The log transformation takes the natural logarithm of each value in the given vector, allowing the regression line to appear more linear.
We observe in the scatterplot matrix that the variables “vol”, “MW.da”, and “saaH2O” appear to have the strongest correlation, all of which appear to be linear with r-values > 0.97. Graphing the 3D plot, we have the following.
scatterplot3d(x = aa_dat$vol,
y = aa_dat$MW.da,
z = aa_dat$saaH2O,
highlight.3d = TRUE,
type = "h")
Principal component analysis works by gradually reducing the dimensions of an n-dimensional data matrix while using algorithms to group similar data points closer to one another.

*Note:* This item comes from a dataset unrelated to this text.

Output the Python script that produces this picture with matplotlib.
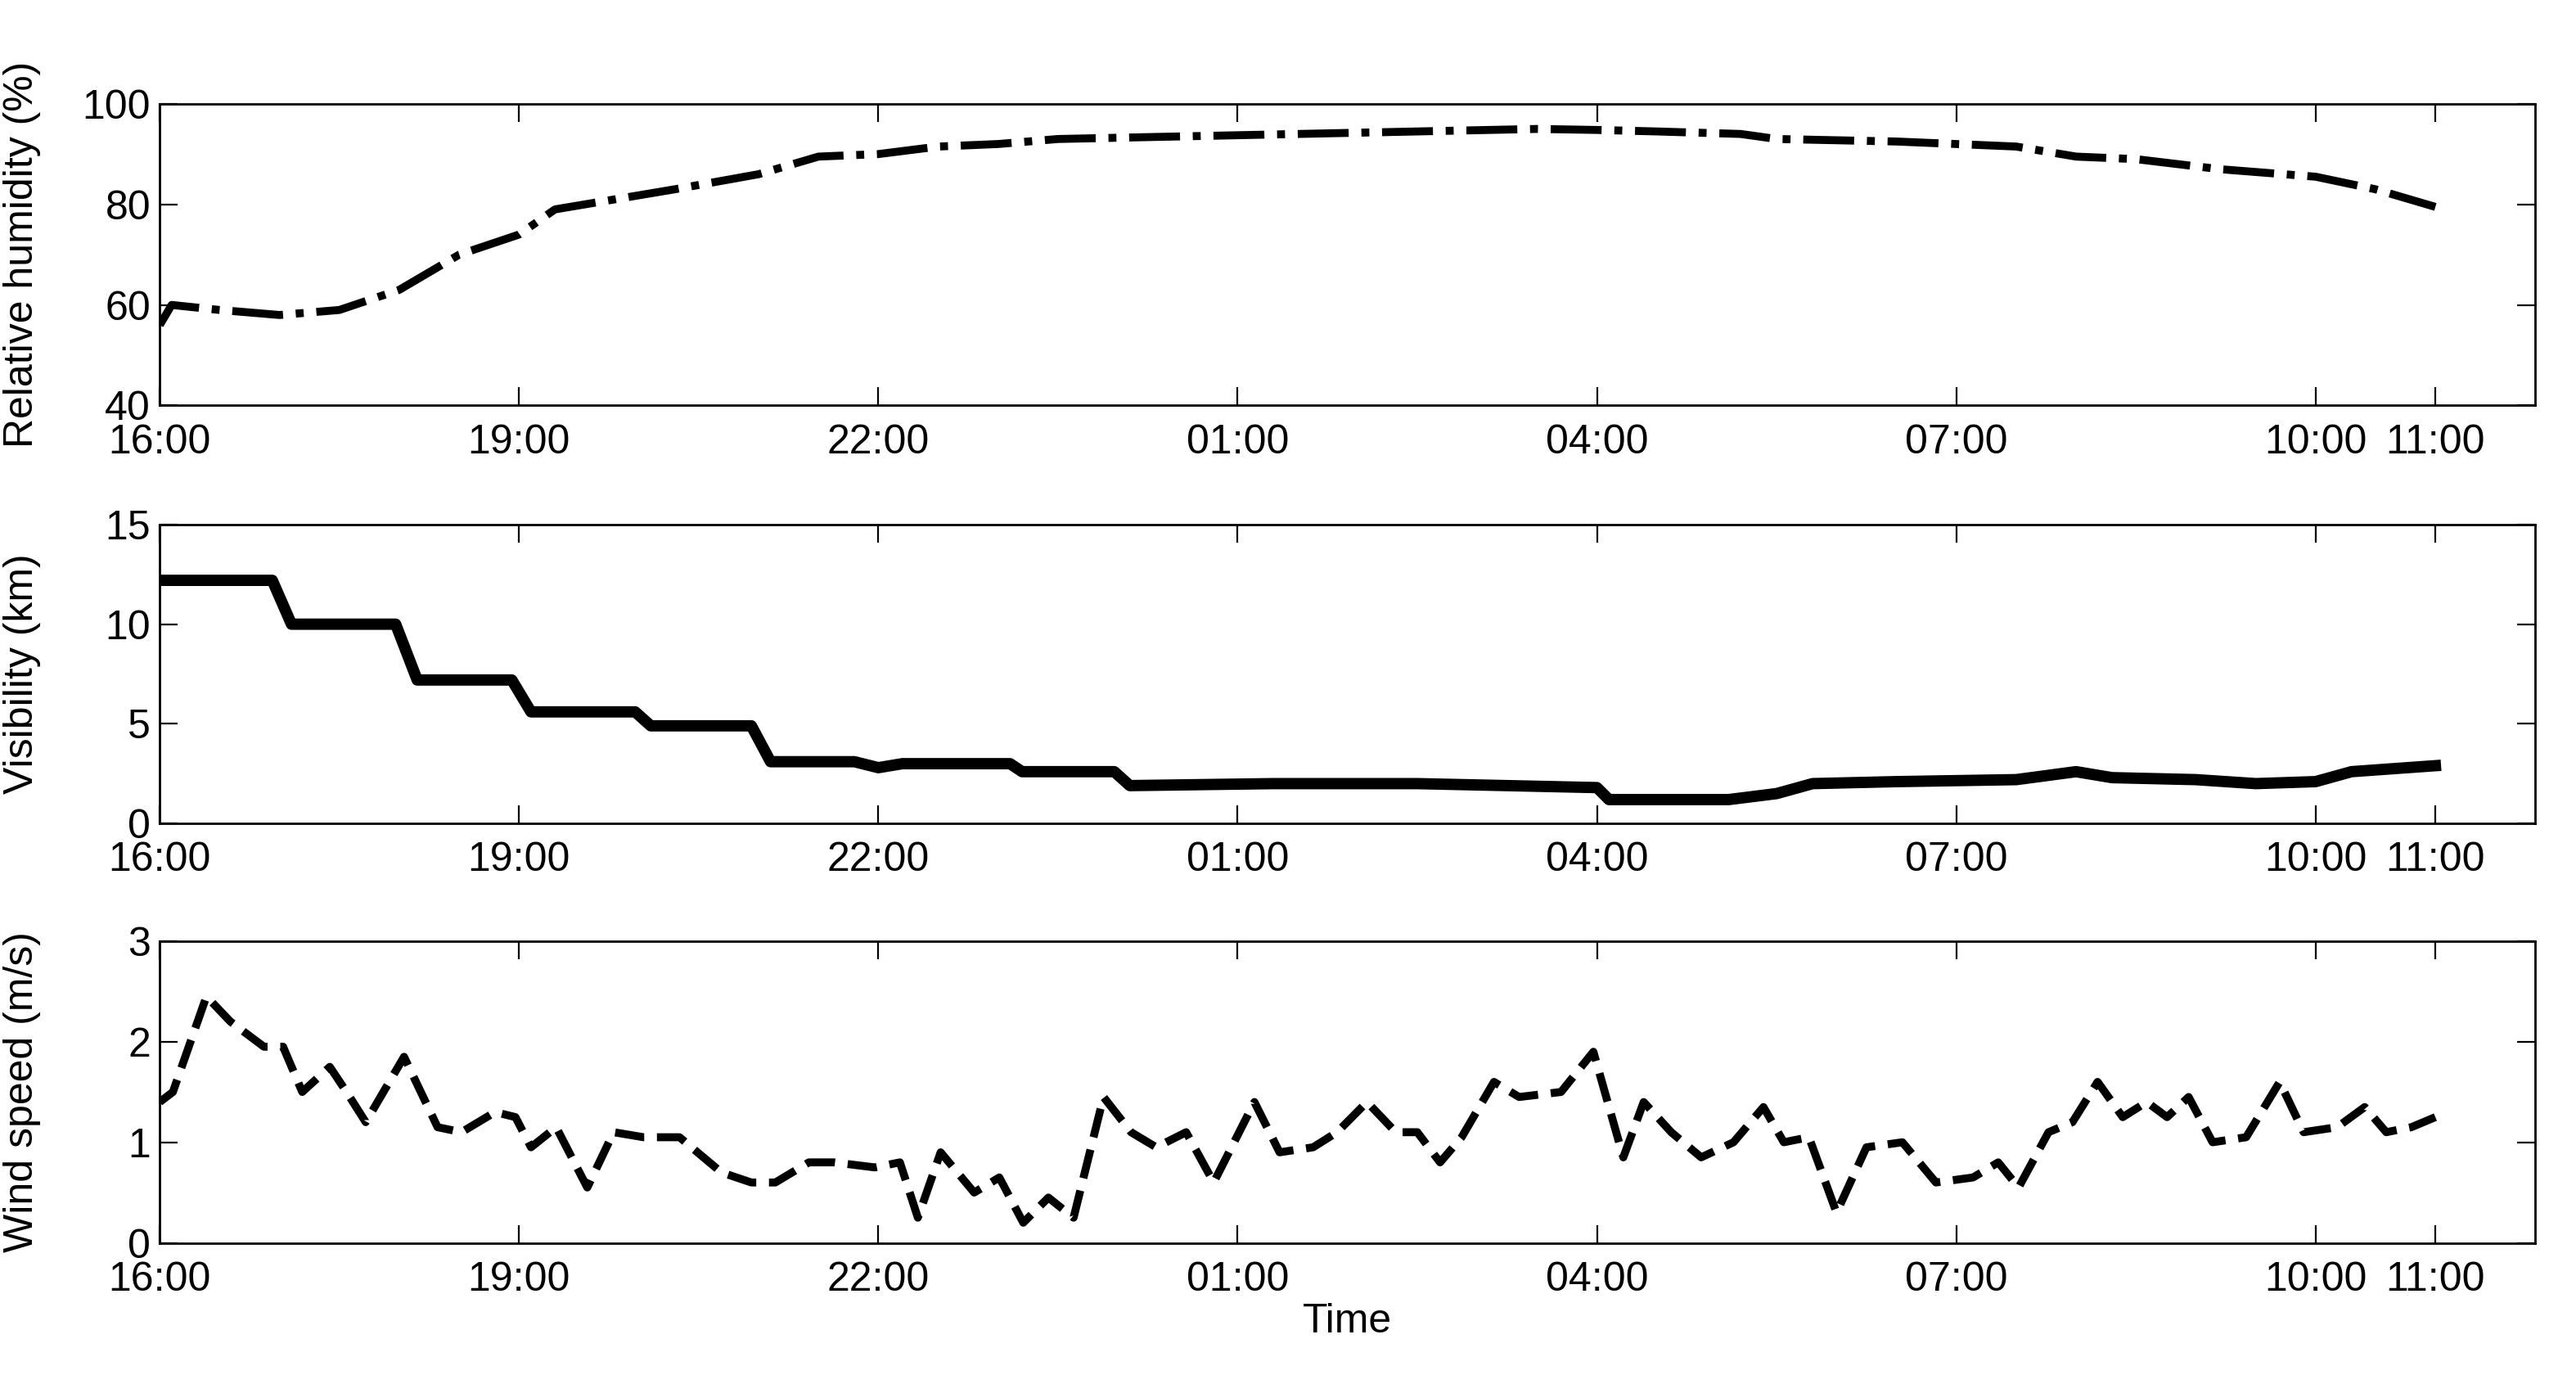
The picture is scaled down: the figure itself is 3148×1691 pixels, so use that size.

Higgs and Atwood make extensive use of this technique in their work, writing “[PCA functions as] a way of combining the information from all eight properties into a two-dimensional graph” (Higgs and Atwood 2005, pg 24).
In our class, we made PCA plots using the “vegan” package, as well as the basic-R commands.
Now we will create a version of our dataframe sans any categorical variables. To do so, I looked at all the variables in “aa_dat”, and included only the numerical ones in this new dataframe.
aa_dat2 = data.frame(vol, bulk, pol, isoelec, H2Opho.34, H2Opho.35, saaH2O, faal.fold)
pca <- prcomp(aa_dat2, scale = TRUE)
biplot(pca)
We begin by running the PCA using vegan, and calling our output “rda.out”.
rda.out <- vegan::rda(aa_dat2, scale = TRUE)
Next, we extract the PCA score.
rda_scores <- scores(rda.out)
From here, we create a PCA plot using the “biplot” function. We observe, that when compared to the PCA plot generated by Higgs and Atwood, that both the x and y-axis scales differ. However, the shape and location of the various groupings appear to resemble that of the original PCA plot.
biplot(rda.out, display = "sites", col = 0,)
orditorp(rda.out, display = "sites", labels = aa_dat$aa, cex = 1.2)
ordihull(rda.out,
group = aa_dat$charge,
col = 1:7,
lty = 1:7,
lwd = c(3,6))
Now we turn our focus to cluster analysis, which we have used in class to create phylogenetic trees from a given set of data. In this case, the clustering algorithm groups similar data points together.
One type of aforementioned clustering algorithms is UPGMA, known as a hierarchical agglomerative method, which means that data points begin in their own separate clusters before being joined to one another. The distances between all pairs of data points in two clusters are averaged, and the clusters with the shortest average distances are joined together. This process is repeated indefinitely until no cluster is unconnected.
row.names(aa_dat2) = paste(aa_dat$aa, sep = ".")
dist_euc <- dist(aa_dat2,
method = "euclidean")
clust_euc <- hclust(dist_euc,
method = "average") #average refers to "average linkage method", another name for UPGMA
dendro_euc <- as.dendrogram(clust_euc)
plot(dendro_euc,
horiz = T,
nodePar = list(pch = c(1,NA),
cex = 0.5,
lab.cex = 0.5))
My cluster diagram appears similar, at first glance, to the one created by Higgs and Atwood. The main differences appear to be the inclusion of a heat map to correlate differences between species, as well as minor discrepancies in the number of branches present (mine has two, theirs has three). This is likely due to different clustering algorithms being used.